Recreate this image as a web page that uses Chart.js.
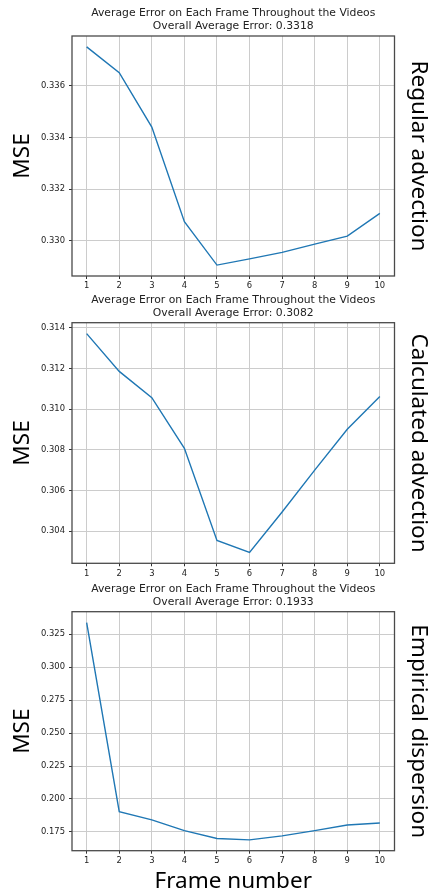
<!DOCTYPE html>
<html>
<head>
<meta charset="utf-8">
<script src="https://cdn.jsdelivr.net/npm/chart.js@4/dist/chart.umd.min.js"></script>
<style>
  html, body { margin: 0; padding: 0; background: #fff; }
  .panel { position: absolute; left: 0; width: 430px; }
</style>
</head>
<body>
<div class="panel" style="top:0;height:290px"><canvas id="graficoRegular"></canvas></div>
<div class="panel" style="top:290px;height:290px"><canvas id="graficoCalculado"></canvas></div>
<div class="panel" style="top:580px;height:314px"><canvas id="graficoEmpirico"></canvas></div>
<script>
// dados
const frames = [1, 2, 3, 4, 5, 6, 7, 8, 9, 10];
const regularMse = [0.33750, 0.33650, 0.33440, 0.33074, 0.32906, 0.32930, 0.32955, 0.32987, 0.33018, 0.33106];
const calculatedMse = [0.31372, 0.31186, 0.31057, 0.30807, 0.30354, 0.30295, 0.30494, 0.30700, 0.30901, 0.31062];
const empiricalMse = [0.3338, 0.1904, 0.1841, 0.1760, 0.1700, 0.1690, 0.1720, 0.1760, 0.1803, 0.1818];

const regularTicks = [0.330, 0.332, 0.334, 0.336];
const calculatedTicks = [0.304, 0.306, 0.308, 0.310, 0.312, 0.314];
const empiricalTicks = [0.175, 0.200, 0.225, 0.250, 0.275, 0.300, 0.325];

const titleLine = 'Average Error on Each Frame Throughout the Videos';
const avgLabels = ['Overall Average Error: 0.3318', 'Overall Average Error: 0.3082', 'Overall Average Error: 0.1933'];
const sideLabels = ['Regular advection', 'Calculated advection', 'Empirical dispersion'];
const yTitle = 'MSE';
const xTitle = 'Frame number';

const bigFont = '22.5px "Noto Sans"';

function criaPainel(id, values, ticks, avgText, sideText, plotTop, xHeight, showXTitle) {
    const lo = Math.min(...values), hi = Math.max(...values);
    const pad = (hi - lo) * 0.05;

    const textos = {
        id: 'textos',
        afterDraw(chart) {
            const ctx = chart.ctx;
            const a = chart.chartArea;
            const midY = (a.top + a.bottom) / 2;
            ctx.save();
            // moldura
            ctx.strokeStyle = '#4a4a4a';
            ctx.lineWidth = 1.3;
            ctx.strokeRect(a.left, a.top, a.right - a.left, a.bottom - a.top);
            // titulo
            ctx.fillStyle = '#222';
            ctx.font = '10.8px "DejaVu Sans"';
            ctx.textAlign = 'center';
            ctx.textBaseline = 'middle';
            const cx = (a.left + a.right) / 2;
            ctx.fillText(titleLine, cx, a.top - 22.5);
            ctx.fillText(avgText, cx, a.top - 10);
            // MSE
            ctx.fillStyle = '#000';
            ctx.font = bigFont;
            ctx.save();
            ctx.translate(23, midY);
            ctx.rotate(-Math.PI / 2);
            ctx.fillText(yTitle, 0, 0);
            ctx.restore();
            // rotulo lateral
            ctx.save();
            ctx.translate(418, midY);
            ctx.rotate(Math.PI / 2);
            ctx.fillText(sideText, 0, 0);
            ctx.restore();
            if (showXTitle) {
                ctx.fillText(xTitle, cx, a.bottom + 31);
            }
            ctx.restore();
        }
    };

    return new Chart(document.getElementById(id).getContext('2d'), {
        type: 'line',
        data: {
            labels: frames,
            datasets: [{
                data: frames.map((f, i) => ({x: f, y: values[i]})),
                borderColor: '#1f77b4',
                borderWidth: 1.4,
                pointRadius: 0,
                tension: 0,
                fill: false
            }]
        },
        options: {
            responsive: true,
            maintainAspectRatio: false,
            animation: false,
            layout: { padding: { top: plotTop, right: 35.5, left: 0, bottom: 0 } },
            plugins: {
                legend: { display: false },
                title: { display: false },
                tooltip: { enabled: false }
            },
            scales: {
                x: {
                    type: 'linear',
                    min: 0.55,
                    max: 10.45,
                    afterBuildTicks: s => { s.ticks = frames.map(v => ({value: v})); },
                    afterFit: s => { s.height = xHeight; },
                    border: { display: false },
                    grid: { color: '#cccccc', lineWidth: 1, tickLength: 3, tickColor: '#333' },
                    ticks: {
                        color: '#222',
                        padding: 2,
                        maxRotation: 0,
                        autoSkip: false,
                        font: { family: 'DejaVu Sans', size: 8.4 }
                    }
                },
                y: {
                    min: lo - pad,
                    max: hi + pad,
                    afterBuildTicks: s => { s.ticks = ticks.map(v => ({value: v})); },
                    afterFit: s => { s.width = 72; },
                    border: { display: false },
                    grid: { color: '#cccccc', lineWidth: 1, tickLength: 3, tickColor: '#333' },
                    ticks: {
                        color: '#222',
                        padding: 4,
                        autoSkip: false,
                        font: { family: 'DejaVu Sans', size: 8.4 },
                        callback: v => v.toFixed(3)
                    }
                }
            }
        },
        plugins: [textos]
    });
}

criaPainel('graficoRegular', regularMse, regularTicks, avgLabels[0], sideLabels[0], 36, 14, false);
criaPainel('graficoCalculado', calculatedMse, calculatedTicks, avgLabels[1], sideLabels[1], 32.7, 16.7, false);
criaPainel('graficoEmpirico', empiricalMse, empiricalTicks, avgLabels[2], sideLabels[2], 31.7, 43.3, true);
</script>
</body>
</html>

**Aim**
Transcribe the listing in full. Omit the pictures and keep every line exact.

**Response below**
Recreate this image as a web page that uses Chart.js.
<!DOCTYPE html>
<html>
<head>
<meta charset="utf-8">
<script src="https://cdn.jsdelivr.net/npm/chart.js@4/dist/chart.umd.min.js"></script>
<style>
  html, body { margin: 0; padding: 0; background: #fff; }
  .panel { position: absolute; left: 0; width: 430px; }
</style>
</head>
<body>
<div class="panel" style="top:0;height:290px"><canvas id="graficoRegular"></canvas></div>
<div class="panel" style="top:290px;height:290px"><canvas id="graficoCalculado"></canvas></div>
<div class="panel" style="top:580px;height:314px"><canvas id="graficoEmpirico"></canvas></div>
<script>
// dados
const frames = [1, 2, 3, 4, 5, 6, 7, 8, 9, 10];
const regularMse = [0.33750, 0.33650, 0.33440, 0.33074, 0.32906, 0.32930, 0.32955, 0.32987, 0.33018, 0.33106];
const calculatedMse = [0.31372, 0.31186, 0.31057, 0.30807, 0.30354, 0.30295, 0.30494, 0.30700, 0.30901, 0.31062];
const empiricalMse = [0.3338, 0.1904, 0.1841, 0.1760, 0.1700, 0.1690, 0.1720, 0.1760, 0.1803, 0.1818];

const regularTicks = [0.330, 0.332, 0.334, 0.336];
const calculatedTicks = [0.304, 0.306, 0.308, 0.310, 0.312, 0.314];
const empiricalTicks = [0.175, 0.200, 0.225, 0.250, 0.275, 0.300, 0.325];

const titleLine = 'Average Error on Each Frame Throughout the Videos';
const avgLabels = ['Overall Average Error: 0.3318', 'Overall Average Error: 0.3082', 'Overall Average Error: 0.1933'];
const sideLabels = ['Regular advection', 'Calculated advection', 'Empirical dispersion'];
const yTitle = 'MSE';
const xTitle = 'Frame number';

const bigFont = '22.5px "Noto Sans"';

function criaPainel(id, values, ticks, avgText, sideText, plotTop, xHeight, showXTitle) {
    const lo = Math.min(...values), hi = Math.max(...values);
    const pad = (hi - lo) * 0.05;

    const textos = {
        id: 'textos',
        afterDraw(chart) {
            const ctx = chart.ctx;
            const a = chart.chartArea;
            const midY = (a.top + a.bottom) / 2;
            ctx.save();
            // moldura
            ctx.strokeStyle = '#4a4a4a';
            ctx.lineWidth = 1.3;
            ctx.strokeRect(a.left, a.top, a.right - a.left, a.bottom - a.top);
            // titulo
            ctx.fillStyle = '#222';
            ctx.font = '10.8px "DejaVu Sans"';
            ctx.textAlign = 'center';
            ctx.textBaseline = 'middle';
            const cx = (a.left + a.right) / 2;
            ctx.fillText(titleLine, cx, a.top - 22.5);
            ctx.fillText(avgText, cx, a.top - 10);
            // MSE
            ctx.fillStyle = '#000';
            ctx.font = bigFont;
            ctx.save();
            ctx.translate(23, midY);
            ctx.rotate(-Math.PI / 2);
            ctx.fillText(yTitle, 0, 0);
            ctx.restore();
            // rotulo lateral
            ctx.save();
            ctx.translate(418, midY);
            ctx.rotate(Math.PI / 2);
            ctx.fillText(sideText, 0, 0);
            ctx.restore();
            if (showXTitle) {
                ctx.fillText(xTitle, cx, a.bottom + 31);
            }
            ctx.restore();
        }
    };

    return new Chart(document.getElementById(id).getContext('2d'), {
        type: 'line',
        data: {
            labels: frames,
            datasets: [{
                data: frames.map((f, i) => ({x: f, y: values[i]})),
                borderColor: '#1f77b4',
                borderWidth: 1.4,
                pointRadius: 0,
                tension: 0,
                fill: false
            }]
        },
        options: {
            responsive: true,
            maintainAspectRatio: false,
            animation: false,
            layout: { padding: { top: plotTop, right: 35.5, left: 0, bottom: 0 } },
            plugins: {
                legend: { display: false },
                title: { display: false },
                tooltip: { enabled: false }
            },
            scales: {
                x: {
                    type: 'linear',
                    min: 0.55,
                    max: 10.45,
                    afterBuildTicks: s => { s.ticks = frames.map(v => ({value: v})); },
                    afterFit: s => { s.height = xHeight; },
                    border: { display: false },
                    grid: { color: '#cccccc', lineWidth: 1, tickLength: 3, tickColor: '#333' },
                    ticks: {
                        color: '#222',
                        padding: 2,
                        maxRotation: 0,
                        autoSkip: false,
                        font: { family: 'DejaVu Sans', size: 8.4 }
                    }
                },
                y: {
                    min: lo - pad,
                    max: hi + pad,
                    afterBuildTicks: s => { s.ticks = ticks.map(v => ({value: v})); },
                    afterFit: s => { s.width = 72; },
                    border: { display: false },
                    grid: { color: '#cccccc', lineWidth: 1, tickLength: 3, tickColor: '#333' },
                    ticks: {
                        color: '#222',
                        padding: 4,
                        autoSkip: false,
                        font: { family: 'DejaVu Sans', size: 8.4 },
                        callback: v => v.toFixed(3)
                    }
                }
            }
        },
        plugins: [textos]
    });
}

criaPainel('graficoRegular', regularMse, regularTicks, avgLabels[0], sideLabels[0], 36, 14, false);
criaPainel('graficoCalculado', calculatedMse, calculatedTicks, avgLabels[1], sideLabels[1], 32.7, 16.7, false);
criaPainel('graficoEmpirico', empiricalMse, empiricalTicks, avgLabels[2], sideLabels[2], 31.7, 43.3, true);
</script>
</body>
</html>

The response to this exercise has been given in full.